Il pourrait chercher au sein d’un club un autre doublé joueur-entraîneur, celui de la Ligue des champions près duquel il était passé en 2004 avec l’AS Monaco. Mais il sait les conditions d’exercice en club, où il est rare d’avoir les coudées franches, et où la précarité règne. En sélection, Deschamps n’est pas près d’être menacé, il n’y partage les responsabilités qu’avec Noël Le Graët – et ce partage est une répartition des tâches. Si le sélectionneur est un homme de pouvoir, c’est surtout un sélectionneur-né, qui se coule parfaitement dans les exigences de la fonction.

Position de force

Les critiques à son égard ont procédé essentiellement d’une méconnaissance des spécificités du football de sélection, avec le temps de travail tactique réduit, le nivellement des valeurs, les pièges des qualifications et des phases finales… Autant de raisons pour lesquelles la priorité accordée à la formation d’un esprit de groupe a fait la différence. Obtenir de joueurs majeurs qu’ils se sacrifient pour le collectif, c’est ce à quoi beaucoup de grandes sélections ne parviennent plus, et c’est à porter au crédit du Basque.

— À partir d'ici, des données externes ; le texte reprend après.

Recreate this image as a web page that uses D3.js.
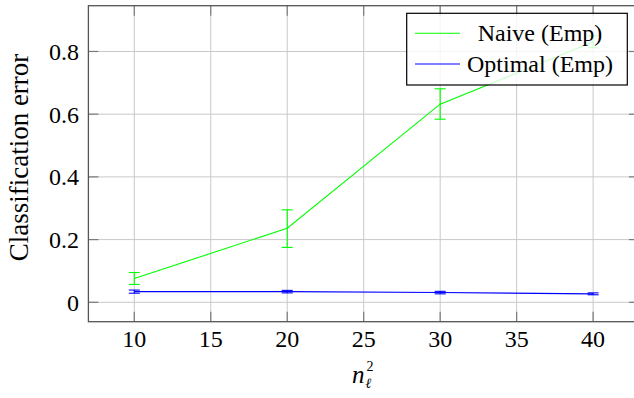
<!DOCTYPE html>
<html>
<head>
<meta charset="utf-8">
<script src="https://cdn.jsdelivr.net/npm/d3@7"></script>
<style>
  html, body { margin: 0; padding: 0; background: #fff; }
  svg { display: block; }
  text { font-family: "Liberation Serif", "Tinos", "Times New Roman", "DejaVu Serif", serif; fill: #000; }
</style>
</head>
<body>
<div id="chart"></div>
<script>
// Classification error versus n_ℓ² for the two empirical estimators
const xValues = [10, 20, 30, 40];
const naiveMean = [0.076, 0.236, 0.632, 0.830];
const naiveLow  = [0.057, 0.175, 0.584, 0.812];
const naiveHigh = [0.095, 0.295, 0.681, 0.850];
const optimalMean = [0.034, 0.034, 0.031, 0.027];
const optimalErr  = [0.005, 0.004, 0.004, 0.003];
const xTicks = [10, 15, 20, 25, 30, 35, 40];
const yTicks = [0, 0.2, 0.4, 0.6, 0.8];
const yTickLabels = ["0", "0.2", "0.4", "0.6", "0.8"];
const seriesNames = ["Naive (Emp)", "Optimal (Emp)"];

const W = 634, H = 398;
const plotL = 88.4, plotR = 639, plotT = 5.7, plotB = 321.7;

const x = d3.scaleLinear().domain([7, 43]).range([plotL, plotR]);
const y = d3.scaleLinear().domain([-0.0619, 0.946]).range([plotB, plotT]);

const svg = d3.select("#chart").append("svg")
  .attr("width", W).attr("height", H);

// grid
const grid = svg.append("g").attr("stroke", "#c9c9c9").attr("stroke-width", 1);
grid.selectAll("line.gx").data(xTicks).join("line").attr("class", "gx")
  .attr("x1", d => x(d)).attr("x2", d => x(d))
  .attr("y1", plotT).attr("y2", plotB);
grid.selectAll("line.gy").data(yTicks).join("line").attr("class", "gy")
  .attr("x1", plotL).attr("x2", plotR)
  .attr("y1", d => y(d)).attr("y2", d => y(d));

// inner tick marks on all four sides
const tickLen = 10;
const ticks = svg.append("g").attr("stroke", "#7a7a7a").attr("stroke-width", 1.2);
xTicks.forEach(t => {
  ticks.append("line").attr("x1", x(t)).attr("x2", x(t)).attr("y1", plotB).attr("y2", plotB - tickLen);
  ticks.append("line").attr("x1", x(t)).attr("x2", x(t)).attr("y1", plotT).attr("y2", plotT + tickLen);
});
yTicks.forEach(t => {
  ticks.append("line").attr("x1", plotL).attr("x2", plotL + tickLen).attr("y1", y(t)).attr("y2", y(t));
  ticks.append("line").attr("x1", plotR).attr("x2", plotR - tickLen).attr("y1", y(t)).attr("y2", y(t));
});

// data series with error bars
function drawSeries(mean, low, high, color) {
  const pts = xValues.map((v, i) => ({ x: v, m: mean[i], lo: low[i], hi: high[i] }));
  const g = svg.append("g").attr("stroke", color).attr("fill", "none").attr("stroke-width", 1.1);
  g.append("path").datum(pts)
    .attr("d", d3.line().x(d => x(d.x)).y(d => y(d.m)));
  const cap = 5.5;
  pts.forEach(p => {
    g.append("line").attr("x1", x(p.x)).attr("x2", x(p.x)).attr("y1", y(p.lo)).attr("y2", y(p.hi));
    g.append("line").attr("x1", x(p.x) - cap).attr("x2", x(p.x) + cap).attr("y1", y(p.lo)).attr("y2", y(p.lo));
    g.append("line").attr("x1", x(p.x) - cap).attr("x2", x(p.x) + cap).attr("y1", y(p.hi)).attr("y2", y(p.hi));
  });
}
drawSeries(naiveMean, naiveLow, naiveHigh, "#00ff00");
drawSeries(optimalMean,
  optimalMean.map((m, i) => m - optimalErr[i]),
  optimalMean.map((m, i) => m + optimalErr[i]),
  "#0000ff");

// axis frame
svg.append("rect")
  .attr("x", plotL).attr("y", plotT)
  .attr("width", plotR - plotL).attr("height", plotB - plotT)
  .attr("fill", "none").attr("stroke", "#555").attr("stroke-width", 1.3);

// tick labels
svg.append("g").selectAll("text").data(xTicks).join("text")
  .attr("x", d => x(d)).attr("y", 347)
  .attr("text-anchor", "middle").attr("font-size", 24)
  .text(d => d);
svg.append("g").selectAll("text").data(yTicks).join("text")
  .attr("x", 79).attr("y", d => y(d) + 8.5)
  .attr("text-anchor", "end").attr("font-size", 24)
  .text((d, i) => yTickLabels[i]);

// axis labels
svg.append("text")
  .attr("transform", "translate(28,157.5) rotate(-90)")
  .attr("text-anchor", "middle").attr("font-size", 27)
  .text("Classification error");

const xl = svg.append("g").attr("transform", "translate(352,383)");
xl.append("text").attr("x", 0).attr("y", 0).attr("font-size", 25)
  .attr("font-style", "italic").text("n");
xl.append("text").attr("x", 14.5).attr("y", -12).attr("font-size", 14).text("2");
xl.append("text").attr("x", 13.5).attr("y", 5).attr("font-size", 14)
  .attr("font-style", "italic").text("ℓ");

// legend
const lg = svg.append("g");
lg.append("rect")
  .attr("x", 406.7).attr("y", 13.3).attr("width", 220.6).attr("height", 71.7)
  .attr("fill", "#fff").attr("fill-opacity", 0.8)
  .attr("stroke", "#000").attr("stroke-width", 1.2);
const legendColors = ["#00ff00", "#0000ff"];
const legendRows = [33.3, 64];
seriesNames.forEach((name, i) => {
  lg.append("line").attr("x1", 415).attr("x2", 460)
    .attr("y1", legendRows[i]).attr("y2", legendRows[i])
    .attr("stroke", legendColors[i]).attr("stroke-width", 1.1);
  lg.append("text").attr("x", 540).attr("y", legendRows[i] + 7.5)
    .attr("text-anchor", "middle").attr("font-size", 24)
    .text(name);
});
</script>
</body>
</html>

À la lumière de l’ère post-1998, on pourrait s’inquiéter que son style fasse trop école au sein de la Direction technique nationale et de la formation française, avec l’adoption de dogmes qui ne seront pas remis en cause à temps. Mais Deschamps n’est pas un dogmatique : il s’est coulé dans la tendance actuelle qui a accordé une prime aux équipes laissant le ballon à l’adversaire – une réponse opportuniste qui a peu de chance de se muer en philosophie. Quant à son penchant défensif, il l’avait démenti jusqu’au premier match en Russie inclus, montrant des velléités de jouer les cartes offensives de son effectif. Rien ne dit qu’il n’y reviendra pas.

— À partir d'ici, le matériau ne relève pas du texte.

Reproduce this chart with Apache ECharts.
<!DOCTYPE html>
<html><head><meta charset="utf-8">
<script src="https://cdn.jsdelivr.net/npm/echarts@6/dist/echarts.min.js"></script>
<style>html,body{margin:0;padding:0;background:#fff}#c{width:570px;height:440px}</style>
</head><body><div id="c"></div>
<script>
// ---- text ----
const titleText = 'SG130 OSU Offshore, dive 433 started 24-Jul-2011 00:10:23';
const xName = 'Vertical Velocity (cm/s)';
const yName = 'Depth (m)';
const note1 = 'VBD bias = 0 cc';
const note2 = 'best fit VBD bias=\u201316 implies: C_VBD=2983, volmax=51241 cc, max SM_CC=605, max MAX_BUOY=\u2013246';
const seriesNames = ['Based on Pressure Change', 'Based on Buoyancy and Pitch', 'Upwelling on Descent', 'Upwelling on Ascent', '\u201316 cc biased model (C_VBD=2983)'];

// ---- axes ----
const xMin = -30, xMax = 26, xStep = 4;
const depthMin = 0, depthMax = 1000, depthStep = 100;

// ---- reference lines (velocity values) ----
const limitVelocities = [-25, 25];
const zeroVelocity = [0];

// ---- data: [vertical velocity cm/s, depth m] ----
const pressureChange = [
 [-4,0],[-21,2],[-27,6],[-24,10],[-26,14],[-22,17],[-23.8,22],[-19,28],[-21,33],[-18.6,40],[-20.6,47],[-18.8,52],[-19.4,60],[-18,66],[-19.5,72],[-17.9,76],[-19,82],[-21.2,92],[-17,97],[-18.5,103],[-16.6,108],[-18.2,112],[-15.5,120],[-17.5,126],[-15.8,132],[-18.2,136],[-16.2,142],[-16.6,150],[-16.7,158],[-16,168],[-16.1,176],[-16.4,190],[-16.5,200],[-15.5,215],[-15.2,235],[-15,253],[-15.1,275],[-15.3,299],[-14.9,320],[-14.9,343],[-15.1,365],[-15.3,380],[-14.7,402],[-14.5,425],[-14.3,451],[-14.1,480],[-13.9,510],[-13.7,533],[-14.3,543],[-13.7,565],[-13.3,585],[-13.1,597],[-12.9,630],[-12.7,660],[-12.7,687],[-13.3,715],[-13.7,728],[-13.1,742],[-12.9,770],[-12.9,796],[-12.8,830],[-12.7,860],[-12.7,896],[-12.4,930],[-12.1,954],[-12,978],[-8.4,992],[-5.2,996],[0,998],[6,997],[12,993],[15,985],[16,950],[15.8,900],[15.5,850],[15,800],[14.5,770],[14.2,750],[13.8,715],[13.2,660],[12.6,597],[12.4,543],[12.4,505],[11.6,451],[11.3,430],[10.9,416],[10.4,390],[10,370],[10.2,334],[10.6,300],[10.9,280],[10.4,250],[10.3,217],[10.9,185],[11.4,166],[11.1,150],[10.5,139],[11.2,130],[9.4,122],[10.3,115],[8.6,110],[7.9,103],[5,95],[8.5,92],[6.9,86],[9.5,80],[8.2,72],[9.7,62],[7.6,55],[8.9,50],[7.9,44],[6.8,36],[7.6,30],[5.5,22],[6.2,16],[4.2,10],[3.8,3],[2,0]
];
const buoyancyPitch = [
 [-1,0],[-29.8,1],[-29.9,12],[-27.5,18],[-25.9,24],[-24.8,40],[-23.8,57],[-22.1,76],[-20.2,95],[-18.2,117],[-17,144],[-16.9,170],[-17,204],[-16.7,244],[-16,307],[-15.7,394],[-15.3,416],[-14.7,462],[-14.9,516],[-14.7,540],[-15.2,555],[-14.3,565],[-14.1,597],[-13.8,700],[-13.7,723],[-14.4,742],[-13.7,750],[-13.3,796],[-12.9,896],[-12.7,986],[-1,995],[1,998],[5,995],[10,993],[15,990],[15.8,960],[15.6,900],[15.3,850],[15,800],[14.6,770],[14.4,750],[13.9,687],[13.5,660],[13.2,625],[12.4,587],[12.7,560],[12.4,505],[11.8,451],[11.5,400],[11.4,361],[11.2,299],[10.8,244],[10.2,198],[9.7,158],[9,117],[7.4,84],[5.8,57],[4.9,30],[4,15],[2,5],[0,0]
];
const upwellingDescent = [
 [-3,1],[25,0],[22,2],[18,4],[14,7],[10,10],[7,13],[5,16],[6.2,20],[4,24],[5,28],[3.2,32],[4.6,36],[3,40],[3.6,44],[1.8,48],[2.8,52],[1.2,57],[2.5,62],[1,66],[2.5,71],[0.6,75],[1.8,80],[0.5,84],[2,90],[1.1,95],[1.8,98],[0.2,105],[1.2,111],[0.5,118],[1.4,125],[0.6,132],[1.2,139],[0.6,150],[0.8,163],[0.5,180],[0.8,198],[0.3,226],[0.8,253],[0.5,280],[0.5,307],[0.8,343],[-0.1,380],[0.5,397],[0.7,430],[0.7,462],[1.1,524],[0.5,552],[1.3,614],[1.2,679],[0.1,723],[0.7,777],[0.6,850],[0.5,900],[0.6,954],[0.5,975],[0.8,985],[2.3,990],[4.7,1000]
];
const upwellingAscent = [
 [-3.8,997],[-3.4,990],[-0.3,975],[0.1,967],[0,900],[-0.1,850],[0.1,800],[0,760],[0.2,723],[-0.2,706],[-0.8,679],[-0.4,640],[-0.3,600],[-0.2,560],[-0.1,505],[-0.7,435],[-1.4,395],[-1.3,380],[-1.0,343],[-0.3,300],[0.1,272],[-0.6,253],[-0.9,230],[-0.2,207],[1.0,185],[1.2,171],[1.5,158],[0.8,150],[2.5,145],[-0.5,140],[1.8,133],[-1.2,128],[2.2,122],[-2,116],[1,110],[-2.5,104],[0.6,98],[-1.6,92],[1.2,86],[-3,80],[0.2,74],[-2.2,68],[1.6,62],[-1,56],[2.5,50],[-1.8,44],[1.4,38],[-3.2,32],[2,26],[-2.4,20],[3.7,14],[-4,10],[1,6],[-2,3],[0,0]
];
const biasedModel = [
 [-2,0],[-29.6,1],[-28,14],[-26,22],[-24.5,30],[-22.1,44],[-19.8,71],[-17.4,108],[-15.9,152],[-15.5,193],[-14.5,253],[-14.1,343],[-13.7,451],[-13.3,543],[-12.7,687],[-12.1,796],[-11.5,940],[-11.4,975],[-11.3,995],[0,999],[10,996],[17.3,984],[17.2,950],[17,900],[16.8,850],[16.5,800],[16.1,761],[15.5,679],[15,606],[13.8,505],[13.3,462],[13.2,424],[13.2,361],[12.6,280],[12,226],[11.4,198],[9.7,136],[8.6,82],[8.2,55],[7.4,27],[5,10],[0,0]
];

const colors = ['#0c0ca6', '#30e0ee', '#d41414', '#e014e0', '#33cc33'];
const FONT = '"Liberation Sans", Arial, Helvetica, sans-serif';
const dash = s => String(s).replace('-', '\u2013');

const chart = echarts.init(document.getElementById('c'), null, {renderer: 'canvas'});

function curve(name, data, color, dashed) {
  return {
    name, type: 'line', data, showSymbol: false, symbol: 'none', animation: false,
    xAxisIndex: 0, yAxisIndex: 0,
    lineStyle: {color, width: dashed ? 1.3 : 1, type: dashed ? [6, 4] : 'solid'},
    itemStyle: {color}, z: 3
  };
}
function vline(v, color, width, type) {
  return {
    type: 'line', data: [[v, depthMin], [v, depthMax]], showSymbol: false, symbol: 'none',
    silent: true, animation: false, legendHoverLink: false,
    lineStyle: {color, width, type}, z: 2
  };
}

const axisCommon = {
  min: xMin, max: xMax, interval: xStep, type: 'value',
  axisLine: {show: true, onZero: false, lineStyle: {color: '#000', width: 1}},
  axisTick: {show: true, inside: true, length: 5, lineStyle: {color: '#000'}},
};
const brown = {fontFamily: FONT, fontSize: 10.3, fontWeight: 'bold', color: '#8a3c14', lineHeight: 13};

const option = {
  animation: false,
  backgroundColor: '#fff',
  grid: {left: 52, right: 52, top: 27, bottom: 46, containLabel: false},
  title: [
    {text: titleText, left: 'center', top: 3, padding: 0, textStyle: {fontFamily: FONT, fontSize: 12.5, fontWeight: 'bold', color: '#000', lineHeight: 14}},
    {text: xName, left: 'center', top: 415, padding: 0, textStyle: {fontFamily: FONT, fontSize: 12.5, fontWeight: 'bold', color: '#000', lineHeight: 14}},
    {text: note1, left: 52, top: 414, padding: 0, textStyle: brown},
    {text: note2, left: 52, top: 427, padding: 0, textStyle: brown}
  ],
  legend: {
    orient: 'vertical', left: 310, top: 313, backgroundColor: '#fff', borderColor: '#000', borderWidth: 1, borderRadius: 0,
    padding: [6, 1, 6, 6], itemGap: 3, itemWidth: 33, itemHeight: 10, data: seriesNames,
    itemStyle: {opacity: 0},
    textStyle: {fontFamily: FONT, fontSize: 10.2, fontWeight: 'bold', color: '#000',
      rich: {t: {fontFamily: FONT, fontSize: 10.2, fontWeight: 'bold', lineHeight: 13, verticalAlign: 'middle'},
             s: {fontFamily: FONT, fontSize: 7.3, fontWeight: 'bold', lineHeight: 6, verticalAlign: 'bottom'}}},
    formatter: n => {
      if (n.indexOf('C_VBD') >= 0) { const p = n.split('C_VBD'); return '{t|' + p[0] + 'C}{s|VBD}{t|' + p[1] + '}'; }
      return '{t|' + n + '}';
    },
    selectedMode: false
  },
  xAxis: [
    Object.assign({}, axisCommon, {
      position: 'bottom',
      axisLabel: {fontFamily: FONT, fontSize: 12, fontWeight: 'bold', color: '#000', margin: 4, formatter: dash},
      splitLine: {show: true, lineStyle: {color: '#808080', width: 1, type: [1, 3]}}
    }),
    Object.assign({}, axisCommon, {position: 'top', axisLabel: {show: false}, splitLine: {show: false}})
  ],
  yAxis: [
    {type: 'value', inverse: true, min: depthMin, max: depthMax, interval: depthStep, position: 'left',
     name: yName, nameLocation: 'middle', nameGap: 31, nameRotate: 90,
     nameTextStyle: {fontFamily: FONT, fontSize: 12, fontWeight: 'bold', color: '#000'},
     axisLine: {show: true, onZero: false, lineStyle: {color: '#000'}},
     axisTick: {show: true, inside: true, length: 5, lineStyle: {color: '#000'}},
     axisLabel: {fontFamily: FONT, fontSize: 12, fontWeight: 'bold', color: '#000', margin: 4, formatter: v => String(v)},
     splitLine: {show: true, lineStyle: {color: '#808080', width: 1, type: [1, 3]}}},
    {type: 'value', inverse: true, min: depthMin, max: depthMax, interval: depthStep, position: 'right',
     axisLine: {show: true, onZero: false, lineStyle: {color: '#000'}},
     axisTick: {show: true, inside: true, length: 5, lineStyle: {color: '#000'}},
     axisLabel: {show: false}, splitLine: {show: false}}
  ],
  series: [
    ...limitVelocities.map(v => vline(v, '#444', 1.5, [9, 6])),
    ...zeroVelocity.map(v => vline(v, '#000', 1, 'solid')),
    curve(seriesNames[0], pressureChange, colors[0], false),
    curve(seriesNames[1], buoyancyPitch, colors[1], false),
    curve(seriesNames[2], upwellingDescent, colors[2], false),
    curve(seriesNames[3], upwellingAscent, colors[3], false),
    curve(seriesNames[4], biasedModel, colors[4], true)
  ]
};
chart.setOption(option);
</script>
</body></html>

Didier Deschamps ne lâchera donc pas la sélection, n’étant pas du genre à abandonner une position de force. Un choix inverse de celui de Zinédine Zidane, qui a quitté le Real Madrid au pic de sa consécration (et que l’on imaginait prendre sa suite à la tête des Bleus). Deschamps a toujours cru en lui-même, plus encore que ceux qui lui prédisaient très tôt un grand avenir d’entraîneur. Il faut espérer que l’équipe de France continue à y trouver son compte. En tout cas, hier comme aujourd’hui, elle pourrait avoir pire sélectionneur.